Après deux ans de gestation, la stratégie numérique du groupe La Poste qui avait déjà du plomb dans l’aile est difficile à déchiffrer. L’annonce d’un nouveau changement de cap en plein milieu d’un plan stratégique déjà bancal démontre les errements d’une direction et le désintérêt du gouvernement pour le service public postal.Cette présentation au lendemain de l’émission Cash Investigation qui dénonçait la vente de données et du nouveau service FACILEO en est le parfait exemple, surtout qu’elle annonce un renforcement de l’exploitation des données clients.
Même si on peut trouver quelques points positifs aux annonces notamment la mise à disposition du WI-FI gratuit dans les bureaux, que SUD PTT réclame depuis plusieurs années, d’autres annonces sont plus inquiétantes pour le personnel et les usagers.
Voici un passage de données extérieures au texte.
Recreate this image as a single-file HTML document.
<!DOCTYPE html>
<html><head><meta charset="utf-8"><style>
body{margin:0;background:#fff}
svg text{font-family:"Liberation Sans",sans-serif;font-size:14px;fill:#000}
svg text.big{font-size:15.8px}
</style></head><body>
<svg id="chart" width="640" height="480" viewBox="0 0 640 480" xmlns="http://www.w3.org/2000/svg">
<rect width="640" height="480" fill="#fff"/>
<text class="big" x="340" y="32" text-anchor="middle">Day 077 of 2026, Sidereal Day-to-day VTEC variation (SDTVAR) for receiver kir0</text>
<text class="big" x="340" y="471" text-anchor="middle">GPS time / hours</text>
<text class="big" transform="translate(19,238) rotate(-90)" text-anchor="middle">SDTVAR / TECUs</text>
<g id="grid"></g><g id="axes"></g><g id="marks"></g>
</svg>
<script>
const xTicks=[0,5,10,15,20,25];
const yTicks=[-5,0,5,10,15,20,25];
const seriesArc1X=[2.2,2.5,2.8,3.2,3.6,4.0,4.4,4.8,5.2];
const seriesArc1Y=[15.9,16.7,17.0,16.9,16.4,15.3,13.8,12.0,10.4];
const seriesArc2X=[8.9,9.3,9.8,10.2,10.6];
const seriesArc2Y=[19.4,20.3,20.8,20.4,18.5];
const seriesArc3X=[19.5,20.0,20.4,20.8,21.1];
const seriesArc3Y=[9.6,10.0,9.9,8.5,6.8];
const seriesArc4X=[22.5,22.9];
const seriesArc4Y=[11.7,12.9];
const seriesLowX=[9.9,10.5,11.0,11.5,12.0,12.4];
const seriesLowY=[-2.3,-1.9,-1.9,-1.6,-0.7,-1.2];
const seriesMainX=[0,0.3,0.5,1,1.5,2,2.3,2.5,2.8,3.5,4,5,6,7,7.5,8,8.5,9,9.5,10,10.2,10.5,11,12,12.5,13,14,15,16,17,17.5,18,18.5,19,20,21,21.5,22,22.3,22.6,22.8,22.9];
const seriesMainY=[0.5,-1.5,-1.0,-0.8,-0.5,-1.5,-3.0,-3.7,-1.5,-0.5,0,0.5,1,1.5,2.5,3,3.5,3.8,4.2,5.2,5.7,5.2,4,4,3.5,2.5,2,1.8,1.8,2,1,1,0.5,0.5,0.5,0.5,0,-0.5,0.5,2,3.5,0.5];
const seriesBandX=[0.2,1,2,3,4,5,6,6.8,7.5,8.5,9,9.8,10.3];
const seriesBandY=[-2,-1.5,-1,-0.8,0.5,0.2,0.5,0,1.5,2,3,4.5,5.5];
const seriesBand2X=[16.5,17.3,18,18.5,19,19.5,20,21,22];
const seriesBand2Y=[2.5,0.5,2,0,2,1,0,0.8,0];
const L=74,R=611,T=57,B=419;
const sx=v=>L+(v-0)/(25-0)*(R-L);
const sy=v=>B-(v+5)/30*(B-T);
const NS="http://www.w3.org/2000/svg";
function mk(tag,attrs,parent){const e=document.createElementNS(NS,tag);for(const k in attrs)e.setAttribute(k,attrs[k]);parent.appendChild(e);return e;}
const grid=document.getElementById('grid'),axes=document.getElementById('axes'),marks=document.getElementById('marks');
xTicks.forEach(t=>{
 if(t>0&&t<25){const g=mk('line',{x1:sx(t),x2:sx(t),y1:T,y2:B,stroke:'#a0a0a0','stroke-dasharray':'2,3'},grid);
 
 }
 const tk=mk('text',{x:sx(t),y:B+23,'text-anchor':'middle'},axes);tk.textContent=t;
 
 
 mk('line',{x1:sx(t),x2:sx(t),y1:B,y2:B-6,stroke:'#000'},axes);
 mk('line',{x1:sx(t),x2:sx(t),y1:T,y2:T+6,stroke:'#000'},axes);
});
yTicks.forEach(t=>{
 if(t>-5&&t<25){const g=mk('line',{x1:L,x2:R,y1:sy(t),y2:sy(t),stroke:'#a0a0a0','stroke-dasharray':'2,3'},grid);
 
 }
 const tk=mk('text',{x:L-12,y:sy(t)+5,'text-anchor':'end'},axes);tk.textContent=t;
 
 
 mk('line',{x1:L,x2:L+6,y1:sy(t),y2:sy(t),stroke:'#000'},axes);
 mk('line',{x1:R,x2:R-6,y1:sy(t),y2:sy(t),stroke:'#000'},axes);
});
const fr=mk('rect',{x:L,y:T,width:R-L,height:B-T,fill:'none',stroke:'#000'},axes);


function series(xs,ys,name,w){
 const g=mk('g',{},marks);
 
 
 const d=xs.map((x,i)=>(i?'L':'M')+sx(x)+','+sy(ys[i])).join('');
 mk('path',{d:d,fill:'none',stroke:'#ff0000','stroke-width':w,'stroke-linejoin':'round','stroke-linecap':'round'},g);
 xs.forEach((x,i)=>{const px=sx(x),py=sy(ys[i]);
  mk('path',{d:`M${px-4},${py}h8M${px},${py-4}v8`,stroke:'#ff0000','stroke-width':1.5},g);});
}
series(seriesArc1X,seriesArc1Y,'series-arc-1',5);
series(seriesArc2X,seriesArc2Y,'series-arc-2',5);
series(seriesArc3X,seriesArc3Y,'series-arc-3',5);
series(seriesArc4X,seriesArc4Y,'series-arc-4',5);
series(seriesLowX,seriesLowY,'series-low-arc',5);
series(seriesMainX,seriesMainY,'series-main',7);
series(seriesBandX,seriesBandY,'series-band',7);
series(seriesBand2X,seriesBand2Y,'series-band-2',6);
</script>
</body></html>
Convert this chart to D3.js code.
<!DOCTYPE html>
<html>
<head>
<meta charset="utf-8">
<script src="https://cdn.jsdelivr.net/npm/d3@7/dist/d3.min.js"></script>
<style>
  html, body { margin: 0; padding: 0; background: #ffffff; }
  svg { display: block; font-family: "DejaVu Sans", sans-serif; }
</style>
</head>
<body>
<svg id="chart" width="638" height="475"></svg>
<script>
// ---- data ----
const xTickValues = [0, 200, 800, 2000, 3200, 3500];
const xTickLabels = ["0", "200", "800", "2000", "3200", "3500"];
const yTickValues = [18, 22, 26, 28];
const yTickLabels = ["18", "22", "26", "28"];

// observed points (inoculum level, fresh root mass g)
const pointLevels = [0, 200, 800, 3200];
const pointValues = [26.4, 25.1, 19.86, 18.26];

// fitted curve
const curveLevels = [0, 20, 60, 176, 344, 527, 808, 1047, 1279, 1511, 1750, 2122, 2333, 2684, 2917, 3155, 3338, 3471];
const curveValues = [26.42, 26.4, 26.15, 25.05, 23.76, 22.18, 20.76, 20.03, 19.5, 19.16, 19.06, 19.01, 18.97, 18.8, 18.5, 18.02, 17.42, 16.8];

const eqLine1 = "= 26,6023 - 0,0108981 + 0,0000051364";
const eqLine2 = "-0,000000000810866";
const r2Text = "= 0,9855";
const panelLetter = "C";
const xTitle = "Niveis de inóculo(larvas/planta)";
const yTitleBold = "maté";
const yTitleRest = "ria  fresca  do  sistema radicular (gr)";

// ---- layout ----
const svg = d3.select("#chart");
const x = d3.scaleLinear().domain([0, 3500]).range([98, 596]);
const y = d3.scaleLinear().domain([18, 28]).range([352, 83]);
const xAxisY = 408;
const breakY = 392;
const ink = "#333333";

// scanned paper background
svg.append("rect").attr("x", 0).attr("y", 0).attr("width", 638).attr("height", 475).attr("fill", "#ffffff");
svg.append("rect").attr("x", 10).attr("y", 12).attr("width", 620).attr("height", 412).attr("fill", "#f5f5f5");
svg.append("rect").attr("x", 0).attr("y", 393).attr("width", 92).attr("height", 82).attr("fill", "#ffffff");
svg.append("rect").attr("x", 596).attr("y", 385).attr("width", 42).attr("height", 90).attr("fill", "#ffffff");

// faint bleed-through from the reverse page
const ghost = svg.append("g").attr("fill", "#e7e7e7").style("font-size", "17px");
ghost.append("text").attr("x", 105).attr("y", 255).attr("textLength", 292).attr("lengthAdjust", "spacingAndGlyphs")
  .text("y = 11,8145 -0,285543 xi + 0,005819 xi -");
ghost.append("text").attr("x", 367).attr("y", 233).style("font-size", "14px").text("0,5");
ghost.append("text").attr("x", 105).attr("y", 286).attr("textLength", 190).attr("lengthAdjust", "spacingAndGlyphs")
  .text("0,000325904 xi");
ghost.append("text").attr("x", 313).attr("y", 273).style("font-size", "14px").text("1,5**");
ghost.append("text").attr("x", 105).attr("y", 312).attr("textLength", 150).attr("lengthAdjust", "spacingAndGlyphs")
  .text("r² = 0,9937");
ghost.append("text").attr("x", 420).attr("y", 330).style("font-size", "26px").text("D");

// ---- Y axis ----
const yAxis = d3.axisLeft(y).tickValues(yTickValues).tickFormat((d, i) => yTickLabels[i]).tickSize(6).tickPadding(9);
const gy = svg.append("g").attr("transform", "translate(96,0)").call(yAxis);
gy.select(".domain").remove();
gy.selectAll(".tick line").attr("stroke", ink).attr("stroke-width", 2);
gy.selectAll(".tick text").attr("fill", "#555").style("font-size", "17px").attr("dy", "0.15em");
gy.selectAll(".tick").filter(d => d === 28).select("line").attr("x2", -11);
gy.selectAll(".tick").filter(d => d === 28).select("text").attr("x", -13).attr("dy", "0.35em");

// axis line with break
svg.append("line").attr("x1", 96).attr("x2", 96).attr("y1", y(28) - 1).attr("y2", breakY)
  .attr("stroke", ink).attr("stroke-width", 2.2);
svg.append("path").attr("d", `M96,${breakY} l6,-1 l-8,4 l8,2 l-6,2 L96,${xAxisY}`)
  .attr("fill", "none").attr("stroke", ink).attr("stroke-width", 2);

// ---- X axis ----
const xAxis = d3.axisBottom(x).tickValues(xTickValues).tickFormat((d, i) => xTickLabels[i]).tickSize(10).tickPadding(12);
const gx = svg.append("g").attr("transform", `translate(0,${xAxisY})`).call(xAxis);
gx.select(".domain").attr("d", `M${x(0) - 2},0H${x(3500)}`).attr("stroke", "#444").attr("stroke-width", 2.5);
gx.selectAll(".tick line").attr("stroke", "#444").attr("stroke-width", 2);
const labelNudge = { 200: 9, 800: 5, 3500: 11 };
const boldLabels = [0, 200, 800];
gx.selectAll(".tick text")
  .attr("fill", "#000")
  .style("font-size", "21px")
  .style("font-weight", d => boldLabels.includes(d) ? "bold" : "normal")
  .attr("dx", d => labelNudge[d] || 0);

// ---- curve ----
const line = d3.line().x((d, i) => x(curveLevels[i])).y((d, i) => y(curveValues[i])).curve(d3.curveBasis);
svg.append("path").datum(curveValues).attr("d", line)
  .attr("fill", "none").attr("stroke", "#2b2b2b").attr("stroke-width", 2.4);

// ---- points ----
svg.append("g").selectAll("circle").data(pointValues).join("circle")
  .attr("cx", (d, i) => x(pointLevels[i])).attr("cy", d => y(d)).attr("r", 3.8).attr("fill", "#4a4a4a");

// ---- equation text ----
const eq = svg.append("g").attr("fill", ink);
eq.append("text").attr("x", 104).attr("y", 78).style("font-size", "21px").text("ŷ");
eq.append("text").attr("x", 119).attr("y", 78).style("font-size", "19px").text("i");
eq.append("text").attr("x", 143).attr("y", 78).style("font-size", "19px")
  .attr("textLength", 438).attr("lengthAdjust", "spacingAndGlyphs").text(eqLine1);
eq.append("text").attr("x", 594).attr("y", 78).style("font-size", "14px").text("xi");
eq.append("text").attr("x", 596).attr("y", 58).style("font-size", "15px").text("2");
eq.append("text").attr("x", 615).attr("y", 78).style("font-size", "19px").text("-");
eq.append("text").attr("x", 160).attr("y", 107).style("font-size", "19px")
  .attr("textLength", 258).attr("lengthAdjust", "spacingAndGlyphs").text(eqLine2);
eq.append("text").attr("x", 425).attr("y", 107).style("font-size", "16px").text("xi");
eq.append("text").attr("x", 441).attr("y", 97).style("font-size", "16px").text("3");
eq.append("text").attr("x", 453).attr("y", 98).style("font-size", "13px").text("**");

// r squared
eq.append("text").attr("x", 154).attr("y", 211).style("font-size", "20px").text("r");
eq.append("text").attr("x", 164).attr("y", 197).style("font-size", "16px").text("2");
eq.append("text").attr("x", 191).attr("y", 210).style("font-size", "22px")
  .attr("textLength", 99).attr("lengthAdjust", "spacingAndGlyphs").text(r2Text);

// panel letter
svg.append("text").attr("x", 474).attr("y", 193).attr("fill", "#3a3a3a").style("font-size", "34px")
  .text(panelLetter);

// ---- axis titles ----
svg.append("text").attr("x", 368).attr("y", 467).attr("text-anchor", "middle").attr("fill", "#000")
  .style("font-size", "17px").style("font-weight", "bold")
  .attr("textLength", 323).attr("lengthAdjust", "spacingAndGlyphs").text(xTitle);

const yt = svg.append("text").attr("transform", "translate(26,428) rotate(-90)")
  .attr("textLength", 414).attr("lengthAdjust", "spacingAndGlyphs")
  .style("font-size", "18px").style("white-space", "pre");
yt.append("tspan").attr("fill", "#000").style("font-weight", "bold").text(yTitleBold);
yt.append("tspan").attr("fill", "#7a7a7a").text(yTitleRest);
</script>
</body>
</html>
La direction annonce en effet à la fois le maintien du nombre de point de contact mais aussi leur digitalisation, en affirmant même que les facteurs/trices pourraient devenir des points de contact ambulants. Cela sonne le glas, encore, de nombreux bureaux de poste et du métier de facteurs/trices et de postier-es en général. Mieux encore, La Poste semble se réjouir qu’un usager puissent à terme géolocaliser son facteur qui porte un colis.
La Poste réagit au phénomène d’uberisation qui ne fait que grandir. Si cela correspond à une réalité, qu’une entreprise de service public en fasse l’alpha et l’omega de sa stratégie est inquiétant. Inquiétant pour le personnel, inquiétant pour le service public postal.
Mais cela n’est pas étonnant quand on voit son attitude sur les « nouveaux services » qui devaient pallier une chute soi-disant stratosphérique des volumes du courrier. Pour la direction, comme elle l’a affirmé à SUD PTT, il s’agit de tenter des expériences locales pour rechercher de la valeur ajoutée au métier de facteur. Résultat, en quelques semaines, plusieurs de ces nouveaux services ont été abandonnés comme la livraison du pain, le promeneur canin, faute de « rentabilité », ou le postier expert en assurance, pure annonce fantaisiste dans une stratégie de communication.
Cela ne prêterait pas à conséquence si les directions postales n’en profitaient pas pour supprimer des emplois, bouleverser la vie professionnelle et personnelle de dizaines de milliers de postiers et de dégrader les conditions de travail des postier-es et la qualité de service public rendu aux usager-es. Pour SUD au regard du malaise grandissant dans les services, nous craignons pour la santé du personnel. D’ores et déjà des suicides et tentatives de suicide nous ont été signalés.
Pourtant, face à cela partout en France des postier-es rentrent en résistance ; des usager-es et des élu-es se battent contre la fermeture de bureau. L’heure est à un grand débat sur le service public postal aujourd’hui. Il ne s’agit plus de jouer aux apprentis sorciers. Ce débat ne doit pas résulter des réflexions de nos dirigeant-es mais bien de celles des salarié-es, usager-es, élu-es et État.